The overall tax rate will have to rise as well over the longer term. In some areas that can be done without much consultation between the countries. For example, property taxes or inheritance taxes can largely be determined at the national level without adverse economic consequences. But such taxes will not raise significant amounts of revenue. Only changes in value added tax, various excise taxes or taxes on earned and capital income can make a real difference. However, raising such taxes can have detrimental effects on economic activity. This is especially so when a country acts on its own: capital and people can respond by migrating to jurisdictions with lower rates. Deeper co-operation is therefore necessary if tax revenues are to be increased in a way that truly helps fiscal consolidation.

In other words, if we don't prevent tax competition, we won't be able to raise taxes as high as we want to. In order to make big government even bigger, we need to establish a tax cartel so people have no choice but to cough up. As Dan says, this idea is nothing short of an OPEC for politicians.

Still, at least the Finnish prime minister is being honest about his intentions, which is a lot more than you can say for Gordon Brown. He tries to tell people that we need to crack down on tax competition in order to make everyone's savings "much safer". And that, quite frankly, is laughable.

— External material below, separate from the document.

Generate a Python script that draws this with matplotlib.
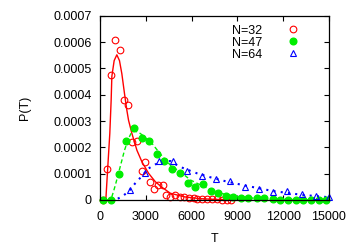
import numpy as np
import matplotlib
matplotlib.use('Agg')
import matplotlib.pyplot as plt

plt.rcParams['font.family'] = ['Liberation Sans', 'DejaVu Sans']
plt.rcParams['font.size'] = 9

# N=32 data points (open circles)
t32 = [200, 480, 700, 1000, 1290, 1560, 1860, 2120, 2410, 2720, 2910, 3240, 3510, 3790, 4120,
       4340, 4600, 4930, 5220, 5530, 5810, 6140, 6360, 6690, 7020, 7350, 7680, 8000, 8330, 8550]
p32 = [0.0, 0.000119, 0.000477, 0.000607, 0.000571, 0.000379, 0.000362, 0.000222, 0.000223,
       0.000110, 0.000143, 0.000068, 0.000041, 0.000058, 0.000056, 0.000018, 0.000013,
       0.000017, 0.000012, 0.000010, 0.000008, 0.000006, 0.000004, 0.000003, 0.000003,
       0.000002, 0.000002, 0.000001, 0.000001, 0.000001]
# N=32 fit curve
f32_t = [300, 375, 504, 636, 724, 770, 921, 1096, 1270, 1425, 1600, 1754, 1864, 2083, 2412,
         2741, 3180, 3618, 4057, 4605, 5500, 6500, 7500, 8500]
f32_p = [0.0, 0.0, 0.000126, 0.000253, 0.000379, 0.00047, 0.00053, 0.000552, 0.00053, 0.00048,
         0.000404, 0.000341, 0.000303, 0.000253, 0.000189, 0.000145, 0.000101, 0.0000693,
         0.000048, 0.0000253, 0.000012, 0.000005, 0.000002, 0.000001]

# N=47 data points (filled circles)
t47 = [170, 710, 1210, 1710, 2210, 2720, 3220, 3730, 4210, 4720, 5260, 5750, 6250, 6730,
       7240, 7740, 8220, 8730, 9210, 9720, 10260, 10770, 11300, 11820, 12320, 12810, 13310,
       13820, 14320, 14800]
p47 = [0.0, 0.0, 0.000100, 0.000226, 0.000273, 0.000235, 0.000223, 0.000173, 0.000147,
       0.000116, 0.000103, 0.0000655, 0.000048, 0.0000606, 0.0000352, 0.0000277, 0.0000163,
       0.0000102, 0.0000087, 0.0000087, 0.0000087, 0.0000065, 0.000004, 0.0, 0.0, 0.0, 0.0,
       0.0, 0.0, 0.0]
# N=47 fit curve
f47_t = [0, 700, 877, 1030, 1316, 1600, 1864, 2083, 2300, 2630, 2960, 3400, 3835, 4276, 4715,
         5263, 5921, 6798, 7895, 8990, 10000, 11500, 13000, 15000]
f47_p = [0.0, 0.0, 0.0000314, 0.000063, 0.000126, 0.000189, 0.000234, 0.000259, 0.000262,
         0.000253, 0.000237, 0.000215, 0.000183, 0.000152, 0.000126, 0.000107, 0.0000758,
         0.0000505, 0.0000253, 0.0000125, 0.000007, 0.000003, 0.000001, 0.0]

# N=64 data points (open triangles)
t64 = [1950, 2910, 3840, 4770, 5720, 6670, 7590, 8530, 9490, 10420, 11360, 12280, 13220,
       14150, 15000]
p64 = [0.0000380, 0.000101, 0.000148, 0.000149, 0.000111, 0.0000895, 0.0000795, 0.0000731,
       0.0000505, 0.0000417, 0.0000291, 0.0000341, 0.0000227, 0.0000152, 0.0000102]
# N=64 fit curve
f64_t = [700, 990, 1425, 1864, 2300, 2741, 3180, 3618, 4057, 4605, 4825, 5482, 6360, 7237,
         8333, 9649, 11300, 13270, 15000]
f64_p = [0.0, 0.0, 0.0000125, 0.0000315, 0.0000631, 0.0000909, 0.00012, 0.000135, 0.000145,
         0.000148, 0.000139, 0.00012, 0.000101, 0.000086, 0.0000693, 0.000053, 0.000034,
         0.000019, 0.0000102]

red = '#ff0000'
green = '#00ee00'
blue = '#0000ff'

fig = plt.figure(figsize=(3.5, 2.45), dpi=100)
ax = fig.add_axes([0.286, 0.184, 0.654, 0.751])

ax.plot(f32_t, f32_p, '-', color=red, lw=1.0)
ax.plot(f47_t, f47_p, '--', color=green, lw=1.0, dashes=(3, 2))
ax.plot(f64_t, f64_p, ':', color=blue, lw=1.5, dashes=(1, 2.5))

ax.plot(t32, p32, 'o', mfc='none', mec=red, ms=4.8, mew=0.8, label='N=32', clip_on=False)
ax.plot(t47, p47, 'o', color=green, ms=4.8, label='N=47', clip_on=False)
ax.plot(t64, p64, '^', mfc='none', mec=blue, ms=4.8, mew=0.8, label='N=64', clip_on=False)

ax.set_xlim(0, 15000)
ax.set_ylim(0, 0.0007)
ax.set_xticks(np.arange(0, 15001, 3000))
ax.set_yticks(np.arange(0, 0.00071, 0.0001))
ax.set_yticklabels(['0', '0.0001', '0.0002', '0.0003', '0.0004', '0.0005', '0.0006', '0.0007'])
ax.tick_params(direction='in', length=3.5, width=0.8, top=True, right=True)
ax.tick_params(axis='y', pad=6)
ax.tick_params(axis='x', pad=8)
for s in ax.spines.values():
    s.set_linewidth(0.9)

ax.set_xlabel('T', labelpad=7)
ax.set_ylabel('P(T)', labelpad=16)

leg = ax.legend(loc='upper right', bbox_to_anchor=(0.91, 1.0), frameon=False,
                markerfirst=False, handletextpad=2.0, labelspacing=0.0,
                borderpad=0.2, handlelength=1.0)
for t in leg.get_texts():
    t.set_ha('right')

fig.savefig('out.png', dpi=100)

I favour tax competition for the same reason that most politicians oppose it: it puts a limit on how much of our income they can get away with stealing, and forces them to think about the effect that higher taxes are going to have on the economy. It's a blunt instrument, sure, but it's one of the few that taxpayers' have got. If anything, governments should be extending tax competition to different areas within countries, not attempting to curb it through international stitch-ups.